© 2001, 2002, 2003, 2012 by Dieter E. Zimmer
This entire e-book is copyrighted. On the Web, it is free for personal use, but no part of it may be distributed in any form.
Excerpts from the works of Vladimir Nabokov by special arrangement with the Estate of Vladimir Nabokov. All rights reserved.
The butterfly on the top page is the Common Blue, Polyommatus icarus (Rottemburg, 1775), male and female, from Hübner 1793-1827.

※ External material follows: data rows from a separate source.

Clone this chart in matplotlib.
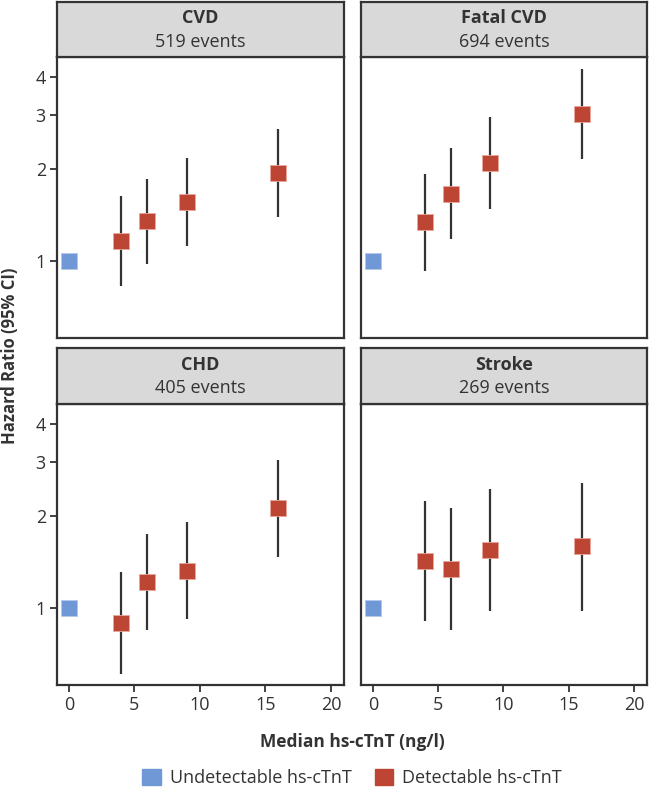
import numpy as np
import matplotlib.pyplot as plt
from matplotlib.patches import Patch

plt.rcParams['font.family'] = ['Open Sans', 'DejaVu Sans']

# data
titles = ["CVD", "Fatal CVD", "CHD", "Stroke"]
events = ["519 events", "694 events", "405 events", "269 events"]
x_det = [4, 6, 9, 16]
hr = [
    [1.16, 1.35, 1.56, 1.94],
    [1.34, 1.66, 2.09, 3.02],
    [0.89, 1.22, 1.32, 2.12],
    [1.42, 1.34, 1.55, 1.59],
]
lo = [
    [0.83, 0.98, 1.12, 1.39],
    [0.93, 1.18, 1.48, 2.15],
    [0.61, 0.85, 0.92, 1.47],
    [0.91, 0.85, 0.98, 0.98],
]
hi = [
    [1.63, 1.86, 2.17, 2.71],
    [1.93, 2.34, 2.95, 4.24],
    [1.31, 1.75, 1.91, 3.04],
    [2.24, 2.12, 2.45, 2.57],
]
ref_x = 0
ref_hr = 1.0

blue = "#7097d6"
red = "#bd4534"
dark = "#333333"

W, H = 649, 790
fig = plt.figure(figsize=(W / 100, H / 100), dpi=100)


def frac(x0, y0, x1, y1):
    return [x0 / W, 1 - y1 / H, (x1 - x0) / W, (y1 - y0) / H]


cols = [(57, 344), (361, 647)]
rows = [(2, 57, 338), (348, 404, 685)]

for i in range(4):
    r, c = divmod(i, 2)
    x0, x1 = cols[c]
    s0, p0, p1 = rows[r]
    ax = fig.add_axes(frac(x0, p0, x1, p1))
    ax.set_yscale("log")
    ax.set_xlim(-0.9, 21)
    ax.set_ylim(0.56, 4.65)
    ax.vlines(x_det, lo[i], hi[i], color=dark, lw=1.6, zorder=2)
    ax.plot(x_det, hr[i], ls="none", marker="s", ms=11, color=red,
            mec="#e8a79c", mew=0.6, zorder=3)
    ax.plot([ref_x], [ref_hr], ls="none", marker="s", ms=11, color=blue,
            mec="#b4c8ea", mew=0.6, zorder=3)
    ax.set_yticks([1, 2, 3, 4])
    ax.set_yticklabels(["1", "2", "3", "4"])
    ax.yaxis.set_minor_locator(plt.NullLocator())
    ax.set_xticks([0, 5, 10, 15, 20])
    ax.tick_params(length=5, width=1.3, color=dark, labelsize=13,
                   labelcolor="#333333", pad=3)
    if c == 1:
        ax.tick_params(axis="y", left=False, labelleft=False)
    if r == 0:
        ax.tick_params(axis="x", bottom=False, labelbottom=False)
    for sp in ax.spines.values():
        sp.set_color(dark)
        sp.set_linewidth(1.6)

    sax = fig.add_axes(frac(x0, s0, x1, p0))
    sax.set_facecolor("#d9d9d9")
    sax.set_xticks([])
    sax.set_yticks([])
    for sp in sax.spines.values():
        sp.set_color(dark)
        sp.set_linewidth(1.6)
    sax.text(0.5, 0.70, titles[i], ha="center", va="center", fontsize=13,
             fontweight="bold", color="#333333", transform=sax.transAxes)
    sax.text(0.5, 0.28, events[i], ha="center", va="center", fontsize=13,
             color="#333333", transform=sax.transAxes)

fig.text(10 / W, 1 - 356 / H, "Hazard Ratio (95% CI)", rotation=90,
         ha="center", va="center", fontsize=12, fontweight="bold",
         color="#333333")
fig.text(352 / W, 1 - 742 / H, "Median hs-cTnT (ng/l)", ha="center",
         va="center", fontsize=12.5, fontweight="bold", color="#333333")

handles = [Patch(color=blue, label="Undetectable hs-cTnT"),
           Patch(color=red, label="Detectable hs-cTnT")]
fig.legend(handles=handles, loc="center", bbox_to_anchor=(352 / W, 1 - 778 / H),
           ncol=2, frameon=False, fontsize=13, handlelength=1.0,
           handleheight=1.0, columnspacing=1.3, handletextpad=0.5,
           labelcolor="#333333")

fig.savefig("out.png", dpi=100)
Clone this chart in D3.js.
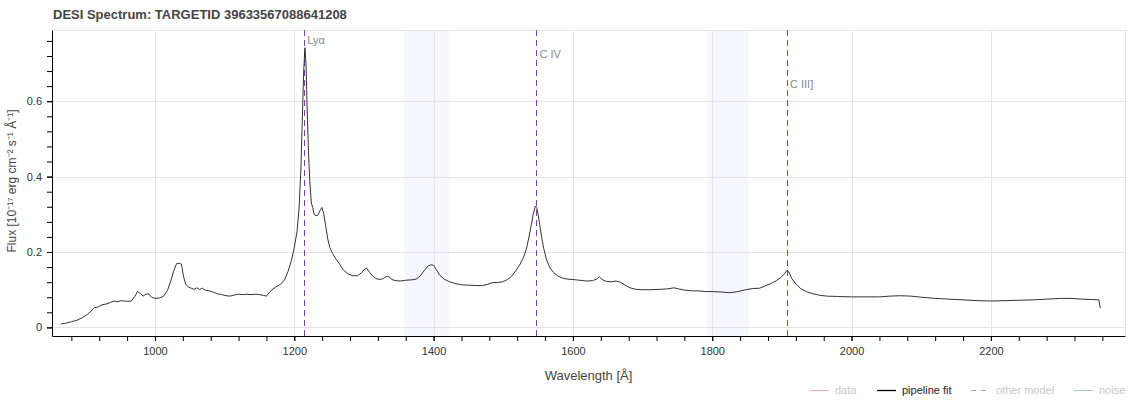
<!DOCTYPE html>
<html>
<head>
<meta charset="utf-8">
<script src="https://cdn.jsdelivr.net/npm/d3@7"></script>
<style>
  body { margin: 0; background: #fff; }
  svg { display: block; font-family: "Liberation Sans", Arial, sans-serif; }
</style>
</head>
<body>
<svg id="chart" width="1130" height="400"></svg>
<script>
// ---- Data ----
const wavelength = [865,872,880,888,895,902,908,913,918,924,930,936,941,946,951,956,961,966,971,975,979,983,987,991,995,1000,1006,1012,1018,1023,1027,1031,1035,1038,1041,1044,1048,1052,1056,1060,1064,1068,1072,1078,1084,1090,1096,1102,1108,1114,1120,1126,1132,1138,1144,1150,1156,1160,1164,1168,1174,1180,1186,1191,1196,1200,1204,1207,1209.5,1211.5,1213.5,1215.3,1216.8,1218.5,1220.5,1222.5,1224.5,1226.5,1228.5,1231,1234,1237,1239.5,1242,1245,1248,1251,1255,1260,1265,1270,1277,1284,1291,1297,1301,1304,1308,1312,1317,1322,1327,1332,1336,1340,1346,1352,1360,1368,1375,1381,1387,1392,1396,1400,1404,1409,1415,1423,1432,1440,1450,1460,1470,1477,1485,1492,1499,1506,1512,1518,1524,1529,1533,1537,1540,1543,1546,1548,1550,1552.5,1555,1558,1562,1567,1572,1578,1585,1592,1600,1610,1620,1628,1634,1638,1642,1648,1655,1662,1668,1675,1682,1690,1700,1712,1725,1735,1745,1752,1760,1770,1780,1790,1800,1812,1825,1837,1848,1858,1868,1876,1884,1892,1899,1904,1907,1910,1914,1920,1927,1935,1945,1955,1965,1980,2000,2020,2040,2055,2070,2085,2100,2120,2140,2160,2180,2200,2220,2240,2260,2280,2300,2315,2330,2345,2355,2357];
const fluxFit = [0.009,0.011,0.015,0.019,0.025,0.033,0.043,0.052,0.054,0.060,0.062,0.066,0.070,0.068,0.071,0.070,0.069,0.070,0.082,0.095,0.090,0.083,0.088,0.089,0.080,0.077,0.078,0.082,0.098,0.125,0.150,0.169,0.170,0.168,0.135,0.115,0.107,0.104,0.101,0.105,0.100,0.104,0.099,0.097,0.093,0.089,0.087,0.084,0.083,0.086,0.088,0.087,0.088,0.087,0.088,0.087,0.085,0.083,0.092,0.100,0.108,0.114,0.126,0.148,0.178,0.212,0.255,0.320,0.420,0.550,0.680,0.742,0.700,0.580,0.460,0.380,0.330,0.318,0.300,0.296,0.298,0.310,0.318,0.305,0.270,0.235,0.212,0.196,0.181,0.168,0.153,0.142,0.137,0.137,0.146,0.155,0.157,0.146,0.137,0.130,0.127,0.129,0.135,0.134,0.127,0.124,0.123,0.125,0.126,0.128,0.137,0.152,0.163,0.166,0.165,0.153,0.138,0.128,0.121,0.116,0.113,0.112,0.111,0.111,0.114,0.119,0.119,0.121,0.127,0.136,0.150,0.167,0.186,0.207,0.240,0.270,0.300,0.322,0.318,0.300,0.270,0.240,0.210,0.180,0.158,0.146,0.137,0.131,0.128,0.127,0.125,0.123,0.124,0.128,0.134,0.127,0.122,0.121,0.123,0.120,0.112,0.105,0.101,0.100,0.100,0.101,0.102,0.105,0.102,0.099,0.097,0.097,0.095,0.095,0.094,0.092,0.095,0.100,0.103,0.104,0.110,0.116,0.124,0.133,0.143,0.151,0.147,0.130,0.115,0.103,0.095,0.089,0.085,0.083,0.082,0.081,0.081,0.081,0.083,0.084,0.083,0.080,0.077,0.075,0.073,0.071,0.070,0.071,0.072,0.073,0.075,0.077,0.077,0.075,0.074,0.073,0.051];

const lineNames = ["Lyα", "C IV", "C III]"];
const lineWaves = [1215.67, 1549.0, 1908.7];
const lineLabelY = [0.762, 0.724, 0.644];

const bandStarts = [1358, 1793];
const bandEnds = [1423, 1852];

const xTicks = [1000, 1200, 1400, 1600, 1800, 2000, 2200];
const yTicks = [0, 0.2, 0.4, 0.6];

const legendNames = ["data", "pipeline fit", "other model", "noise"];
const legendColors = ["#e8a8b8", "#000000", "#aaaaaa", "#a8c0dc"];
const legendText = ["#c8c8c8", "#222222", "#c8c8c8", "#c8c8c8"];

// ---- Layout ----
const svg = d3.select("#chart");
const m = { left: 52, right: 1125, top: 30, bottom: 336 };

const x = d3.scaleLinear().domain([852.2, 2392.5]).range([m.left, m.right]);
const y = d3.scaleLinear().domain([-0.0228, 0.7889]).range([m.bottom, m.top]);
const px = (v) => Math.round(v) + 0.5;

// bands
svg.append("g").selectAll("rect").data(bandStarts).join("rect")
  .attr("x", (d) => x(d))
  .attr("width", (d, i) => x(bandEnds[i]) - x(d))
  .attr("y", m.top).attr("height", m.bottom - m.top)
  .attr("fill", "#f6f6ff");

// grid
const grid = svg.append("g").attr("stroke", "#e4e4e4").attr("stroke-width", 1);
grid.selectAll(".gx").data(xTicks).join("line")
  .attr("x1", (d) => px(x(d))).attr("x2", (d) => px(x(d)))
  .attr("y1", m.top).attr("y2", m.bottom);
grid.selectAll(".gy").data(yTicks).join("line")
  .attr("y1", (d) => px(y(d))).attr("y2", (d) => px(y(d)))
  .attr("x1", m.left).attr("x2", m.right);
grid.append("line").attr("x1", m.left).attr("x2", m.right).attr("y1", m.top + 0.5).attr("y2", m.top + 0.5);
grid.append("line").attr("x1", m.right + 0.5).attr("x2", m.right + 0.5).attr("y1", m.top).attr("y2", m.bottom);

// emission line markers
const markers = svg.append("g");
markers.selectAll("line").data(lineWaves).join("line")
  .attr("x1", (d) => px(x(d)) - 1).attr("x2", (d) => px(x(d)) - 1)
  .attr("y1", m.top).attr("y2", m.bottom)
  .attr("stroke", "#7e3bc8").attr("stroke-width", 1).attr("stroke-dasharray", "6,4");
markers.selectAll("text").data(lineWaves).join("text")
  .attr("x", (d) => x(d) + 2)
  .attr("y", (d, i) => y(lineLabelY[i]))
  .attr("dy", "0.35em")
  .attr("font-size", 11).attr("fill", "#888")
  .text((d, i) => lineNames[i]);

// spectrum
const pts = wavelength.map((w, i) => [w, fluxFit[i]]);
svg.append("path").datum(pts)
  .attr("fill", "none").attr("stroke", "#333").attr("stroke-width", 1)
  .attr("stroke-linejoin", "round")
  .attr("d", d3.line().x((d) => x(d[0])).y((d) => y(d[1])));

// axes
const xMinor = d3.range(880, 2392, 40);
const yMinor = d3.range(0, 0.78, 0.04);
const gx = svg.append("g").attr("transform", `translate(0,${m.bottom})`)
  .call(d3.axisBottom(x).tickValues(xMinor).tickSize(5).tickFormat(""));
gx.select(".domain").remove();
const gx2 = svg.append("g").attr("transform", `translate(0,${m.bottom})`)
  .call(d3.axisBottom(x).tickValues(xTicks).tickSize(5).tickSizeOuter(0).tickPadding(6).tickFormat(d3.format("d")));
gx2.selectAll("text").attr("font-size", 11).attr("fill", "#333");

const gy = svg.append("g").attr("transform", `translate(${m.left},0)`)
  .call(d3.axisLeft(y).tickValues(yMinor).tickSize(5).tickFormat(""));
gy.select(".domain").remove();
const gy2 = svg.append("g").attr("transform", `translate(${m.left},0)`)
  .call(d3.axisLeft(y).tickValues(yTicks).tickSize(5).tickSizeOuter(0).tickPadding(5).tickFormat((d) => d === 0 ? "0" : d3.format(".1f")(d)));
gy2.selectAll("text").attr("font-size", 11).attr("fill", "#333");
svg.selectAll(".domain").attr("stroke", "#000");
svg.selectAll(".tick line").attr("stroke", "#000");

// titles
svg.append("text").attr("x", 53).attr("y", 19)
  .attr("font-size", 13).attr("font-weight", "bold").attr("fill", "#444")
  .text("DESI Spectrum: TARGETID 39633567088641208");

svg.append("text").attr("x", (m.left + m.right) / 2).attr("y", 375)
  .attr("text-anchor", "middle").attr("dy", "0.35em")
  .attr("font-size", 13).attr("fill", "#444")
  .text("Wavelength [Å]");

svg.append("text")
  .attr("transform", `translate(12,${(m.top + m.bottom) / 2 - 2}) rotate(-90)`)
  .attr("text-anchor", "middle").attr("dy", "0.35em")
  .attr("font-size", 12).attr("fill", "#444")
  .text("Flux [10⁻¹⁷ erg cm⁻² s⁻¹ Å⁻¹]");

// legend
const legX = [810, 877, 971, 1074];
const leg = svg.append("g");
legendNames.forEach((n, i) => {
  leg.append("line").attr("x1", legX[i]).attr("x2", legX[i] + 19)
    .attr("y1", 390.5).attr("y2", 390.5)
    .attr("stroke", legendColors[i]).attr("stroke-width", i === 1 ? 1.3 : 1)
    .attr("stroke-dasharray", i === 2 ? "5,5" : null);
  leg.append("text").attr("x", legX[i] + 25).attr("y", 390).attr("dy", "0.35em")
    .attr("font-size", 11).attr("fill", legendText[i]).text(n);
});
</script>
</body>
</html>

History. The first, tentative, version of this Guide was published in 1993 by the Musée cantonal de Zoologie in Lausanne, Switzerland, as part of no. 1 of their series Litterae Zoologicae. This volume served as the catalogue accompanying an exhibition of "Les papillons de Nabokov" shown from November 26, 1993 to January 29, 1994 in the lobby of the Lausanne cantonal library. Among other material on Nabokov as a lepidopterist, it contained a comprehensive list, by Dr. Michel Sartori, of the 4,300 butterfly specimens of 195 species Nabokov had collected between 1961 and 1975 in Switzerland, Italy and France and bequeathed to the museum. The section containing this proto-Guide was entitled "Nabokov's Lepidoptera: An Annotated Multilingual Checklist". A greatly expanded version of "Nabokov's Lepidoptera" was privately published under separate cover in 1996 and 1998 under the title A Guide to Nabokov's Butterflies and Moths. Then followed a '2001' hardcover version that had been been thoroughly revised, reconfigured and expanded to include all butterflies and moths in all of Nabokov's published writings. This was the book proper. It was reprinted, with minor alterations and corrections, in 2002 and 2003. The total printing was c. 150 copies. It has been out of print since 2004. The present electronic version is basically identical, in content and format, to the last printed version, except for a number of corrections, informational updates and technical adjustments due to the transfer to HTML. The main improvement is the substitution of all the cumbersome little arrows that forced the user to leaf through the book back and forth by active hyperlinks. They should improve the usability. The number of figures has gone up from 147 to over 220. Through the Internet, it would be feasible today to have appealing live photographs of many of the species in this Guide. I decided to stick with the former figures that mostly come from old butterfly atlases. It is there that Nabokov saw the coveted Lepidoptera pictured in his youth.